I have a disability, but I wanted my daughter to be proud of me. I was thinking if I went to New Zealand, I would try my best to find a good job there, so that she would be proud of me, of what I would be doing for her.
When the high tide came, the whole road and the house flooded
I wanted [my husband] to have a good job for schooling our daughter and I think of climate change here. I am scared of climate change.
Climate change and people with disabilities… It’s very difficult for us. I was staying in a place very near to the sea, between the ocean and the lagoon. When the high tide came, the whole road and the house flooded. The rain came into the house. In these situations, it is difficult for us as people with disabilities to move around, but [staying in] the house is not safe either. During bad weather, we just stay inside… that’s why I want to move away from the sea.
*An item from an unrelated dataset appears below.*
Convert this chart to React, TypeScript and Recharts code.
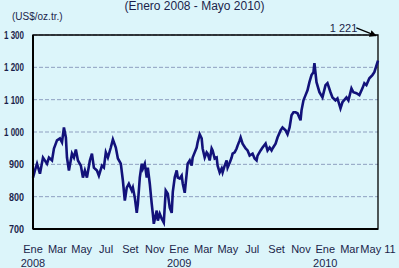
import React from "react";
import {
  LineChart, Line, XAxis, YAxis, CartesianGrid, ReferenceArea, ReferenceLine, ReferenceDot,
} from "recharts";

const BG = "#dcf5fa";
const INK = "#1b1f4a";
const NAVY = "#12127a";
const FONT = "'Liberation Sans Narrow', 'Liberation Sans', Arial, sans-serif";

// months since Jan 2008
const MONTHS = [
  0, 0.16, 0.33, 0.57, 0.82, 1.15, 1.31, 1.56, 1.72, 1.97, 2.21, 2.38, 2.54, 2.7, 2.79, 2.95,
  3.2, 3.36, 3.52, 3.69, 3.93, 4.1, 4.26, 4.43, 4.67, 4.84, 5.0, 5.25, 5.41, 5.66, 5.82, 5.98,
  6.15, 6.39, 6.56, 6.8, 6.97, 7.21, 7.38, 7.54, 7.7, 7.87, 8.11, 8.2, 8.36, 8.52, 8.61, 8.77,
  8.93, 9.02, 9.18, 9.34, 9.43, 9.59, 9.75, 9.84, 9.92, 10.16, 10.25, 10.41, 10.57, 10.74, 10.9, 11.07,
  11.23, 11.39, 11.48, 11.64, 11.8, 11.89, 12.05, 12.21, 12.3, 12.46, 12.62, 12.7, 12.87, 13.03, 13.11, 13.28,
  13.44, 13.52, 13.69, 13.85, 13.93, 14.1, 14.26, 14.34, 14.51, 14.67, 14.75, 14.92, 15.08, 15.16, 15.33, 15.49,
  15.57, 15.74, 15.9, 15.98, 16.15, 16.31, 16.39, 16.56, 16.72, 16.8, 16.97, 17.05, 17.21, 17.46, 17.62, 17.79,
  18.03, 18.2, 18.36, 18.44, 18.69, 18.85, 19.1, 19.26, 19.43, 19.59, 19.67, 19.92, 20.08, 20.33, 20.49, 20.74,
  20.9, 21.07, 21.23, 21.39, 21.56, 21.72, 21.97, 22.05, 22.21, 22.38, 22.54, 22.7, 22.87, 23.03, 23.11, 23.28,
  23.52, 23.77, 24.02, 24.18, 24.43, 24.59, 24.84, 25.0, 25.25, 25.41, 25.74, 25.9, 26.15, 26.31, 26.56, 26.8,
  27.05, 27.21, 27.38, 27.62, 27.87, 28.03, 28.33,
];

// US$/oz.tr.
const GOLD = [
  859, 881, 902, 871, 921, 902, 921, 912, 949, 974, 980, 968, 1014, 983, 921, 881,
  933, 921, 946, 912, 896, 859, 881, 859, 912, 933, 890, 881, 865, 896, 890, 937,
  921, 952, 977, 952, 918, 902, 850, 788, 828, 840, 819, 828, 797, 750, 778, 859,
  902, 887, 902, 859, 890, 840, 778, 747, 716, 757, 726, 747, 732, 720, 819, 809,
  766, 750, 815, 860, 881, 859, 856, 865, 840, 812, 871, 902, 912, 896, 921, 937,
  952, 968, 993, 980, 949, 921, 937, 933, 912, 949, 943, 918, 921, 896, 875, 887,
  875, 896, 912, 890, 905, 921, 933, 937, 949, 958, 974, 983, 964, 949, 943, 927,
  933, 918, 912, 927, 943, 952, 964, 943, 952, 943, 949, 964, 983, 1005, 1014, 1005,
  993, 1014, 1052, 1061, 1061, 1058, 1036, 1067, 1098, 1114, 1129, 1154, 1176, 1185, 1213, 1154,
  1123, 1107, 1145, 1151, 1123, 1107, 1098, 1104, 1073, 1092, 1107, 1098, 1135, 1123, 1120, 1114,
  1135, 1151, 1145, 1166, 1176, 1185, 1221,
];

const X_TICKS = [0, 2, 4, 6, 8, 10, 12, 14, 16, 18, 20, 22, 24, 26, 28.33];
const X_LABELS = ["Ene", "Mar", "May", "Jul", "Set", "Nov", "Ene", "Mar", "May", "Jul", "Set", "Nov", "Ene", "Mar", "May 11"];
const YEARS: Record<number, string> = { 0: "2008", 12: "2009", 24: "2010" };
const Y_TICKS = [700, 800, 900, 1000, 1100, 1200, 1300];

const data = MONTHS.map((m, i) => ({ m, v: GOLD[i] }));

function MonthTick({ x, y, payload }: any) {
  const i = X_TICKS.indexOf(payload.value);
  return (
    <g>
      <text x={x} y={y + 16} textAnchor="middle" fontSize={11} fill={INK} fontFamily={FONT}>{X_LABELS[i]}</text>
      {YEARS[payload.value] && (
        <text x={x} y={y + 30} textAnchor="middle" fontSize={11} fill={INK} fontFamily={FONT}>{YEARS[payload.value]}</text>
      )}
    </g>
  );
}

function ValueTick({ x, y, payload }: any) {
  const big = payload.value >= 1000;
  const s = big ? `1 ${String(payload.value).slice(1)}` : String(payload.value);
  return (
    <text
      x={x - 1} y={y + 4} textAnchor="end" fontSize={10} fontWeight="bold" fill={INK} fontFamily={FONT}
      textLength={big ? 20 : 15} lengthAdjust="spacingAndGlyphs"
    >{s}</text>
  );
}

function Arrow({ x1, y1, x2, y2 }: any) {
  return (
    <g>
      <defs>
        <marker id="ah" markerWidth="7" markerHeight="7" refX="6" refY="3.5" orient="auto" markerUnits="userSpaceOnUse">
          <path d="M0,0 L7,3.5 L0,7 Z" fill="#000" />
        </marker>
      </defs>
      <line x1={x1} y1={y1} x2={x2} y2={y2} stroke="#000" strokeWidth={1.2} markerEnd="url(#ah)" />
    </g>
  );
}

export default function App() {
  return (
    <div style={{ position: "absolute", left: 0, top: 0, width: 399, height: 268, background: BG, overflow: "hidden", fontFamily: FONT }}>
      <div style={{ position: "absolute", left: 0, width: 399, top: 0, textAlign: "center", fontSize: 12, color: INK, lineHeight: "13px" }}>
        <span style={{ position: "relative", left: -5 }}>(Enero 2008 - Mayo 2010)</span>
      </div>
      <div style={{ position: "absolute", left: 12, top: 11, fontSize: 10, color: INK }}>(US$/oz.tr.)</div>
      <LineChart width={399} height={268} data={data} margin={{ top: 35, right: 21, left: 0, bottom: 0 }} style={{ position: "absolute", left: 0, top: 0 }}>
        <CartesianGrid horizontal vertical={false} stroke="#8e9fc0" strokeDasharray="4 2" />
        <XAxis
          dataKey="m" type="number" domain={[0, 28.33]} ticks={X_TICKS} interval={0}
          tick={<MonthTick />} tickLine={false} axisLine={{ stroke: "#000", strokeWidth: 2 }} height={39}
        />
        <YAxis
          type="number" domain={[700, 1300]} ticks={Y_TICKS} interval={0}
          tick={<ValueTick />} tickLine={false} axisLine={{ stroke: "#000", strokeWidth: 2 }} width={33}
        />
        <ReferenceArea x1={0} x2={28.33} y1={700} y2={1300} fill="none" stroke="#000" strokeWidth={1.3} ifOverflow="visible" />
        <Line type="linear" dataKey="v" stroke={NAVY} strokeWidth={2.6} dot={false} isAnimationActive={false} />
        <ReferenceLine
          segment={[{ x: 26.55, y: 1322 }, { x: 28.15, y: 1298 }]}
          ifOverflow="visible" shape={<Arrow />}
        />
        <ReferenceDot
          x={25.5} y={1322} r={0} ifOverflow="visible"
          label={{ value: "1 221", position: "center", fontSize: 11, fill: INK, fontFamily: FONT }}
        />
      </LineChart>
    </div>
  );
}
I was trying to be strong for my daughter
When my daughter said goodbye, at boarding time, she was crying and said: ‘Oh mum, I don’t want to go, I want you to come!’ I was trying to be strong for my daughter, I wanted my daughter to go so to give her an education. I wanted a good life for her future. [As a teacher], I had followed early childhood education courses, so I knew how hard it would be for my child. I was not showing her how weak I was feeling.
After they left in 2015, I met them only once, in Fiji, in 2017 for a one-month visit. I call my daughter and talk to her, but since then, we never met again. I speak to my daughter, but my husband has blocked me… The first time, with the PAC application, I could not go. I went to the people’s lawyer here in Tuvalu, and he said to reapply again for a visa. I applied for a visitor visa from Fiji in 2017 and was still rejected. I applied 2-3 times, and it was always declined. I paid AU$200-300 for each application.
In the beginning I was not angry at New Zealand. I kept on asking for a visa… But I am sad for my daughter. I didn’t want to be separated from my daughter. It is hard on children.”